Autonomous AI Agents vs Traditional Automation Matrix
| Dimension | Traditional Automation | Autonomous AI Agents | Primary Owner | Primary KPI |
|---|---|---|---|---|
| Task Definition | Explicit sequences tied to a single trigger and system. | Goal-based tasks that may span multiple tools, steps, and paths. | Marketing Ops / RevOps | Process Coverage |
| Decision-Making | Hard-coded if/then logic; brittle when inputs change. | Contextual reasoning, pattern recognition, and dynamic planning. | AI / Data Team | Decision Quality |
| Adaptability | Needs manual reconfiguration for new cases or edge conditions. | Can generalize from instructions and examples, within guardrails. | AI Product / RevOps | Time-to-Change |
| Scope of Work | Narrow, well-defined tasks (e.g., send email, assign owner). | End-to-end “missions” (e.g., research account, propose plan, trigger actions). | Line-of-Business Leaders | Value per Flow |
| Governance | Basic approvals and logs at the workflow level. | Policies, access scopes, human-in-the-loop checkpoints, and robust observability. | Risk / Compliance / IT | Policy Adherence |
| Impact on Teams | Fewer manual clicks; work is still designed around systems. | New human-AI teaming models; people move toward orchestration and strategy. | People / Transformation | Productivity & Adoption |
Client Snapshot: Layering AI Agents on Top of Automation
A global B2B marketing team had hundreds of workflows for nurture, scoring, and routing—but still relied on analysts to manually investigate anomalies, clean data, and prepare campaign recommendations.
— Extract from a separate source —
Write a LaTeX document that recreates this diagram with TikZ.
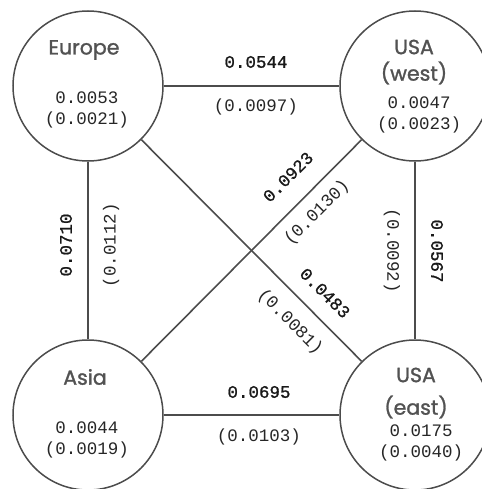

By introducing autonomous AI agents to research accounts, suggest campaign variants, and flag data issues, while keeping their core automations intact, they reduced investigation time by more than half and increased test velocity without sacrificing governance. Humans still made final calls on strategy—agents simply handled the heavy lifting across systems.
Autonomous AI agents are not a replacement for everything you have—they are a new layer that makes your existing automation smarter, more adaptive, and more valuable to the business.